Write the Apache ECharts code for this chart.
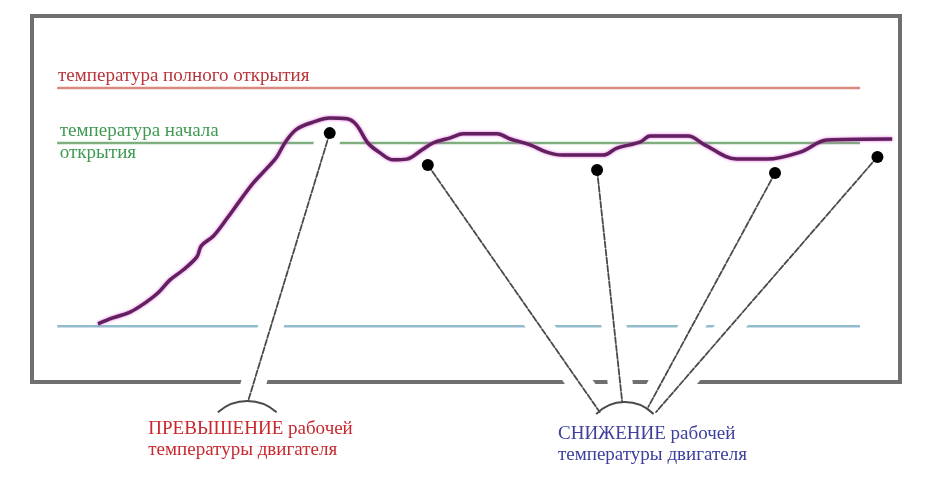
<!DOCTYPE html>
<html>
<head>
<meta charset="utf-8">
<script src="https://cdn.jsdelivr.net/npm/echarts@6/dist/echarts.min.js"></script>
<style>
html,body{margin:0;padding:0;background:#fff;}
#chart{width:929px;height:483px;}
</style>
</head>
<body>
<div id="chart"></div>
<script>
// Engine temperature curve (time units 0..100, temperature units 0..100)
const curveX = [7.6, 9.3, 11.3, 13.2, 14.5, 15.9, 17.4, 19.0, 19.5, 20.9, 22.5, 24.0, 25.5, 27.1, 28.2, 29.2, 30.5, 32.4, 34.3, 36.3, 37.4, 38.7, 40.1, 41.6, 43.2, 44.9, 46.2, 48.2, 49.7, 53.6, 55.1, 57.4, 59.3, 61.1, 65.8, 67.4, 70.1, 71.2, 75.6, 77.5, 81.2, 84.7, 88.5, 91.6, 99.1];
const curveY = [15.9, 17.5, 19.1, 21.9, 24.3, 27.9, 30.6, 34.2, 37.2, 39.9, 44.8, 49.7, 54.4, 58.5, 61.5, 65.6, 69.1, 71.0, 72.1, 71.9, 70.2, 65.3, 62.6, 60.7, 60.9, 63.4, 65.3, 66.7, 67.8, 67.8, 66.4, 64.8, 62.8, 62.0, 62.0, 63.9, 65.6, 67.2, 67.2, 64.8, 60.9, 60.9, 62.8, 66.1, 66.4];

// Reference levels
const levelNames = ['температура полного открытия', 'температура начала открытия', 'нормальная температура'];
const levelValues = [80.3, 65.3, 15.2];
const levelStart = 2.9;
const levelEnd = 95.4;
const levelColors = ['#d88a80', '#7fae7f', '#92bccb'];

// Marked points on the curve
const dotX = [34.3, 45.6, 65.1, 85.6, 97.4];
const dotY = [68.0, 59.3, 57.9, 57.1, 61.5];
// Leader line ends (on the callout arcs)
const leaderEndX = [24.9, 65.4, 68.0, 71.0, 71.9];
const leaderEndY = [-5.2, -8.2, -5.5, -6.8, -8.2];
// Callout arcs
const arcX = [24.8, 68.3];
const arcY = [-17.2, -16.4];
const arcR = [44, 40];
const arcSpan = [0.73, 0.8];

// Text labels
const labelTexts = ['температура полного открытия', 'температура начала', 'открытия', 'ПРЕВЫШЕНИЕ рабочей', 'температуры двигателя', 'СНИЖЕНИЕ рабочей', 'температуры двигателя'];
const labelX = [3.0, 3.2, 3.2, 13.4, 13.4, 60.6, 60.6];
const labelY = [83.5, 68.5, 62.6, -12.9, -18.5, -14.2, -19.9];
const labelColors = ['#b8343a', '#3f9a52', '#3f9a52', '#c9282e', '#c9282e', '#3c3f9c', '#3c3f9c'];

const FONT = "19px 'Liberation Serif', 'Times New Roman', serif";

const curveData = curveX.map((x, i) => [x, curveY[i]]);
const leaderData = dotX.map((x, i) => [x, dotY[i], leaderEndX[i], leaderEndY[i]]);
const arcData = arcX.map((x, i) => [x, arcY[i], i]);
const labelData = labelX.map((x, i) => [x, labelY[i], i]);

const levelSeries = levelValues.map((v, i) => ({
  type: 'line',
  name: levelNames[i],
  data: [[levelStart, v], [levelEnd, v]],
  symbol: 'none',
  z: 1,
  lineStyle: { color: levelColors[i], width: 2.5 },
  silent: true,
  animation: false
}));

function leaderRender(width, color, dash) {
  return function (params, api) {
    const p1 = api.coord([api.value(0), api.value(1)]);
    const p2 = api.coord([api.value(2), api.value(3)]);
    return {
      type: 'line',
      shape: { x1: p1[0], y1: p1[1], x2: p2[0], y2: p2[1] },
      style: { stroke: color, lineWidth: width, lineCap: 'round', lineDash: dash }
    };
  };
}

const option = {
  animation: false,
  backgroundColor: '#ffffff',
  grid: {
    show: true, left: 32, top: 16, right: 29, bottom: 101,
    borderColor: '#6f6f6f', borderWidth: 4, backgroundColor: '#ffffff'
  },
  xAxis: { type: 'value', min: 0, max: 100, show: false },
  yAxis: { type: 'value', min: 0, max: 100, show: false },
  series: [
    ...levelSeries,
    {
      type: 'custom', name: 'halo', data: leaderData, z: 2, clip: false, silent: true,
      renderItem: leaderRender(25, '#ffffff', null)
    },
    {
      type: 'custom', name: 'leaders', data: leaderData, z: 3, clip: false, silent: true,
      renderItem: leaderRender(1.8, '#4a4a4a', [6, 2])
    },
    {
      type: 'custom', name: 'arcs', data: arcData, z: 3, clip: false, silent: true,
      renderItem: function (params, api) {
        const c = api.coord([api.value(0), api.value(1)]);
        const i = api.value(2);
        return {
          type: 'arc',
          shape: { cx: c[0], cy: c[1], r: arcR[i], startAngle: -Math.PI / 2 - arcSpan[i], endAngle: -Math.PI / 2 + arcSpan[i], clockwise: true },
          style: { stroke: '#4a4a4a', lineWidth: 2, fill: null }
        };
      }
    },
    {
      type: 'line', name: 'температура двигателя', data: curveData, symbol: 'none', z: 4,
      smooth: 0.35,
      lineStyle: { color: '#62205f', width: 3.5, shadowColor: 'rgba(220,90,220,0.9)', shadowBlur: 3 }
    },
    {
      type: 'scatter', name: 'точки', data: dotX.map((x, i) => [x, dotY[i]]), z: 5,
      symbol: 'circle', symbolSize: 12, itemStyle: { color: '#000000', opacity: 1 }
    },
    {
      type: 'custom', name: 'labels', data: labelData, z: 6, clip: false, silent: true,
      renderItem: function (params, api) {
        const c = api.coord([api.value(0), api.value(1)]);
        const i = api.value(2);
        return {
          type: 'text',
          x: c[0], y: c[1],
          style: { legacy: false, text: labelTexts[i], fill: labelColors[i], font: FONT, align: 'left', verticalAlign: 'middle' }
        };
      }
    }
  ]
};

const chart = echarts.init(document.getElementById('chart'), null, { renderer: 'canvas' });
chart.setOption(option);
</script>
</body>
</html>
****************
**WHAT THE EXERCISE ASKS:** Give every line back word for word and leave the pictures out.

**RESPONSE TO THE TASK:**
Write the Apache ECharts code for this chart.
<!DOCTYPE html>
<html>
<head>
<meta charset="utf-8">
<script src="https://cdn.jsdelivr.net/npm/echarts@6/dist/echarts.min.js"></script>
<style>
html,body{margin:0;padding:0;background:#fff;}
#chart{width:929px;height:483px;}
</style>
</head>
<body>
<div id="chart"></div>
<script>
// Engine temperature curve (time units 0..100, temperature units 0..100)
const curveX = [7.6, 9.3, 11.3, 13.2, 14.5, 15.9, 17.4, 19.0, 19.5, 20.9, 22.5, 24.0, 25.5, 27.1, 28.2, 29.2, 30.5, 32.4, 34.3, 36.3, 37.4, 38.7, 40.1, 41.6, 43.2, 44.9, 46.2, 48.2, 49.7, 53.6, 55.1, 57.4, 59.3, 61.1, 65.8, 67.4, 70.1, 71.2, 75.6, 77.5, 81.2, 84.7, 88.5, 91.6, 99.1];
const curveY = [15.9, 17.5, 19.1, 21.9, 24.3, 27.9, 30.6, 34.2, 37.2, 39.9, 44.8, 49.7, 54.4, 58.5, 61.5, 65.6, 69.1, 71.0, 72.1, 71.9, 70.2, 65.3, 62.6, 60.7, 60.9, 63.4, 65.3, 66.7, 67.8, 67.8, 66.4, 64.8, 62.8, 62.0, 62.0, 63.9, 65.6, 67.2, 67.2, 64.8, 60.9, 60.9, 62.8, 66.1, 66.4];

// Reference levels
const levelNames = ['температура полного открытия', 'температура начала открытия', 'нормальная температура'];
const levelValues = [80.3, 65.3, 15.2];
const levelStart = 2.9;
const levelEnd = 95.4;
const levelColors = ['#d88a80', '#7fae7f', '#92bccb'];

// Marked points on the curve
const dotX = [34.3, 45.6, 65.1, 85.6, 97.4];
const dotY = [68.0, 59.3, 57.9, 57.1, 61.5];
// Leader line ends (on the callout arcs)
const leaderEndX = [24.9, 65.4, 68.0, 71.0, 71.9];
const leaderEndY = [-5.2, -8.2, -5.5, -6.8, -8.2];
// Callout arcs
const arcX = [24.8, 68.3];
const arcY = [-17.2, -16.4];
const arcR = [44, 40];
const arcSpan = [0.73, 0.8];

// Text labels
const labelTexts = ['температура полного открытия', 'температура начала', 'открытия', 'ПРЕВЫШЕНИЕ рабочей', 'температуры двигателя', 'СНИЖЕНИЕ рабочей', 'температуры двигателя'];
const labelX = [3.0, 3.2, 3.2, 13.4, 13.4, 60.6, 60.6];
const labelY = [83.5, 68.5, 62.6, -12.9, -18.5, -14.2, -19.9];
const labelColors = ['#b8343a', '#3f9a52', '#3f9a52', '#c9282e', '#c9282e', '#3c3f9c', '#3c3f9c'];

const FONT = "19px 'Liberation Serif', 'Times New Roman', serif";

const curveData = curveX.map((x, i) => [x, curveY[i]]);
const leaderData = dotX.map((x, i) => [x, dotY[i], leaderEndX[i], leaderEndY[i]]);
const arcData = arcX.map((x, i) => [x, arcY[i], i]);
const labelData = labelX.map((x, i) => [x, labelY[i], i]);

const levelSeries = levelValues.map((v, i) => ({
  type: 'line',
  name: levelNames[i],
  data: [[levelStart, v], [levelEnd, v]],
  symbol: 'none',
  z: 1,
  lineStyle: { color: levelColors[i], width: 2.5 },
  silent: true,
  animation: false
}));

function leaderRender(width, color, dash) {
  return function (params, api) {
    const p1 = api.coord([api.value(0), api.value(1)]);
    const p2 = api.coord([api.value(2), api.value(3)]);
    return {
      type: 'line',
      shape: { x1: p1[0], y1: p1[1], x2: p2[0], y2: p2[1] },
      style: { stroke: color, lineWidth: width, lineCap: 'round', lineDash: dash }
    };
  };
}

const option = {
  animation: false,
  backgroundColor: '#ffffff',
  grid: {
    show: true, left: 32, top: 16, right: 29, bottom: 101,
    borderColor: '#6f6f6f', borderWidth: 4, backgroundColor: '#ffffff'
  },
  xAxis: { type: 'value', min: 0, max: 100, show: false },
  yAxis: { type: 'value', min: 0, max: 100, show: false },
  series: [
    ...levelSeries,
    {
      type: 'custom', name: 'halo', data: leaderData, z: 2, clip: false, silent: true,
      renderItem: leaderRender(25, '#ffffff', null)
    },
    {
      type: 'custom', name: 'leaders', data: leaderData, z: 3, clip: false, silent: true,
      renderItem: leaderRender(1.8, '#4a4a4a', [6, 2])
    },
    {
      type: 'custom', name: 'arcs', data: arcData, z: 3, clip: false, silent: true,
      renderItem: function (params, api) {
        const c = api.coord([api.value(0), api.value(1)]);
        const i = api.value(2);
        return {
          type: 'arc',
          shape: { cx: c[0], cy: c[1], r: arcR[i], startAngle: -Math.PI / 2 - arcSpan[i], endAngle: -Math.PI / 2 + arcSpan[i], clockwise: true },
          style: { stroke: '#4a4a4a', lineWidth: 2, fill: null }
        };
      }
    },
    {
      type: 'line', name: 'температура двигателя', data: curveData, symbol: 'none', z: 4,
      smooth: 0.35,
      lineStyle: { color: '#62205f', width: 3.5, shadowColor: 'rgba(220,90,220,0.9)', shadowBlur: 3 }
    },
    {
      type: 'scatter', name: 'точки', data: dotX.map((x, i) => [x, dotY[i]]), z: 5,
      symbol: 'circle', symbolSize: 12, itemStyle: { color: '#000000', opacity: 1 }
    },
    {
      type: 'custom', name: 'labels', data: labelData, z: 6, clip: false, silent: true,
      renderItem: function (params, api) {
        const c = api.coord([api.value(0), api.value(1)]);
        const i = api.value(2);
        return {
          type: 'text',
          x: c[0], y: c[1],
          style: { legacy: false, text: labelTexts[i], fill: labelColors[i], font: FONT, align: 'left', verticalAlign: 'middle' }
        };
      }
    }
  ]
};

const chart = echarts.init(document.getElementById('chart'), null, { renderer: 'canvas' });
chart.setOption(option);
</script>
</body>
</html>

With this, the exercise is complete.